Hay una serie limitada de argumentos de los que se ocupa la narrativa. Desde hace siglos, venimos contando las mismas historias: el viaje de regreso al hogar es siempre una variación de la Odisea, la búsqueda del tesoro es la historia de Jasón y los argonautas, y así. En la narrativa audiovisual están tipificados: algunos autores hablan de 21 argumentos, otros de 36. Uno que nunca falta es el de la huida del hogar. De las variaciones de este argumento universal, me gustan particularmente las historias de personajes que asisten a un momento revelador o una epifanía que pone su vida patas arriba. Me gusta, sobre todo, cuando eso es tan sutil que podría haber pasado desapercibido para cualquier otro, pero que al personaje lo pone ante el mismísimo mecanismo de la vida. Y de golpe todo encaja —o todo lo contrario— y huir y empezar de nuevo es la única alternativa posible. La parábola de Flitcraft que narra Dashiell Hammett en El halcón maltés o la adaptación que hace Sidney Orr, el personaje de La noche del oráculo de Paul Auster, son acaso el paradigma de evento al que me refiero: una viga que cae desde lo alto, una mampostería suelta, una maceta que podría haberle partido la cabeza, el accidente al que se sobrevive de milagro. La noción repentina de que toda vida está librada al azar y que el azar puede acabarla en cualquier momento. Entonces sobreviene el replanteo y a veces se impone eso que pensamos en instantes de desconsuelo, frustración o delirio: desaparecer, convertirnos en otro, saltar fuera de nuestra propia identidad, empezar de nuevo en algún paraje remoto.

El episodio Flitcraft le sirve a Sidney Orr, el escritor bloqueado de La noche del oráculo, para crear un personaje que huye y en su huida vuelve a nacer. El episodio Flitcraft me sirvió para recuperar un episodio al que había asistido —la muerte repentina, o la posibilidad de una muerte repentina en medio de un almuerzo en un bar— y usarlo para que pusiera a uno de mis personajes en marcha y lo convirtiera para siempre.

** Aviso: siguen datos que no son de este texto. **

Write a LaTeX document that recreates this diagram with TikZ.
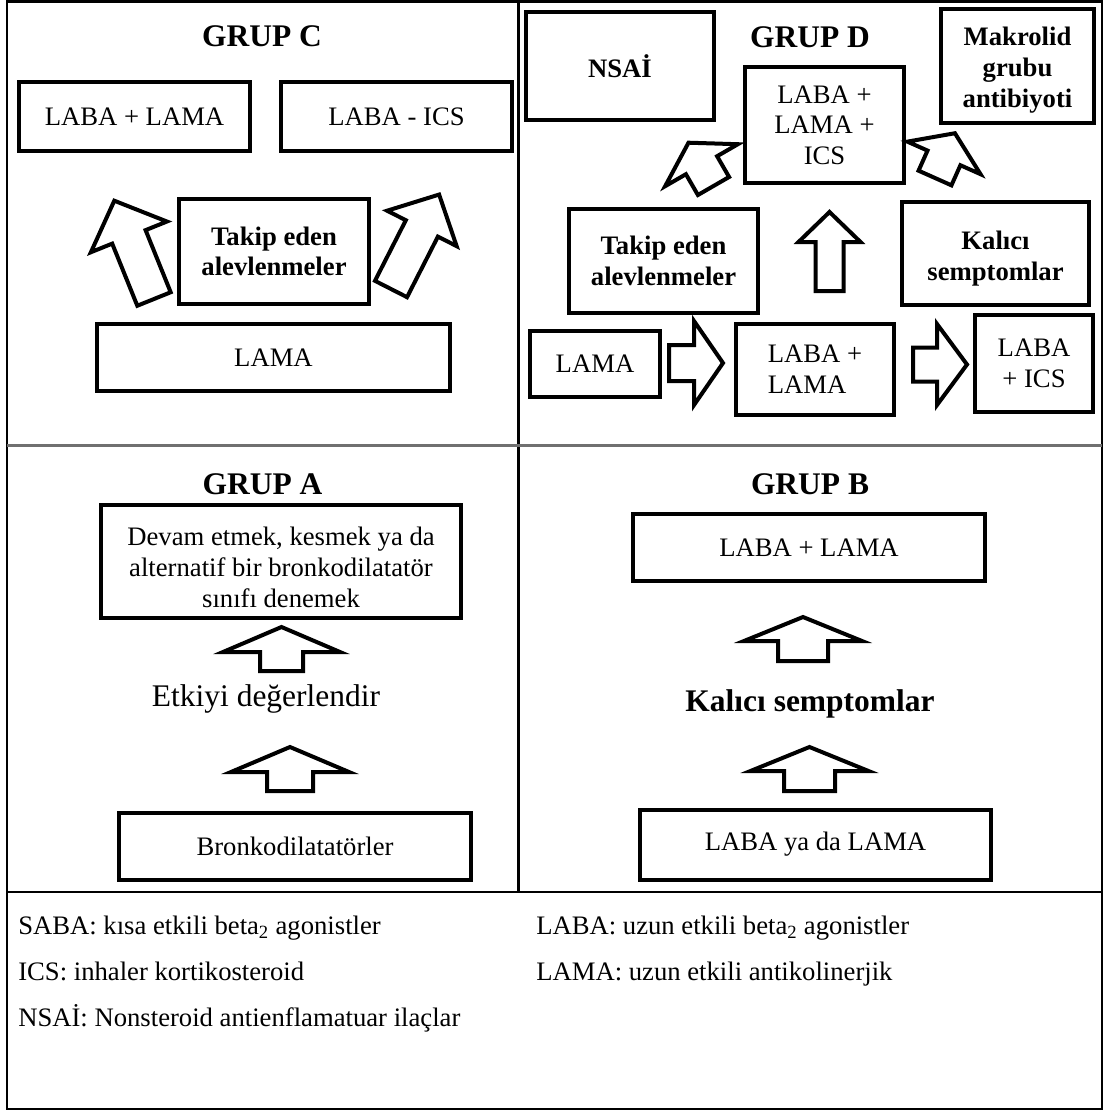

Me gustan los personajes que huyen, los personajes que salen a buscar, tienen contradicciones, fallan, pierden, fracasan, a veces triunfan. No creo en los personajes estáticos, en los personajes que permanecen inalterables. Aun cuando una novela cierre nada se vuelve definitivo. Un personaje que no se transforma o ha vivido una transformación es un personaje a medias, sin humanidad: una figura de cartón que apenas cumple función como decorado.

 

Tres

Dice Auster, en Trilogía de Nueva York:

“Un paraguas no es sólo una cosa, es una cosa que cumple una función, en otras palabras, expresa la voluntad del hombre. Cuando uno se para a pensar en ello, todos los objetos son semejantes al paraguas, en el sentido de que cumplen una función. Ahora, mi pregunta es la siguiente: ¿qué sucede cuando una cosa ya no cumple su función? ¿Sigue siendo la misma cosa o se ha convertido en otra? Cuando arrancas la tela del paraguas, ¿el paraguas sigue siendo un paraguas? Abres los radios, te los pones sobre la cabeza, caminas bajo la lluvia, y te empapas. ¿Es posible continuar llamando a ese objeto un paraguas? En general, la gente lo hace. Como máximo, dirán que el paraguas está roto. Para mí eso es un serio error, la fuente de todos nuestros problemas. Puesto que ya no cumple su función, el paraguas ha dejado de ser un paraguas. Puede ser que parezca un paraguas, puede que haya sido un paraguas, pero ahora se ha convertido en otra cosa. La palabra, sin embargo, sigue siendo la misma. Por lo tanto, ya no puede expresar la cosa. Es imprecisa; es falsa; oculta aquello que debería revelar. Y si ni siquiera podemos nombrar un objeto corriente que tenemos entre las manos, ¿cómo podemos esperar hablar de las cosas que verdaderamente nos conciernen? A menos que podamos incorporar la noción de cambio a las palabras que usamos, continuaremos estando perdidos.”

 

Cuatro

Entonces pienso que los autores, a veces, tenemos que despojar de tela los paraguas de los personajes. Transformar las cosas y largarlos bajo la lluvia con los inútiles radios abiertos para ver qué pasa cuando se enfrentan a esa revelación. Qué pasa cuando la palabra ya no sirve ni siquiera para nombrar.

Ahí, a lo mejor, ante lo que no se puede expresar, ante la imprecisión, otra cosa —algo nuevo— se revele por fin.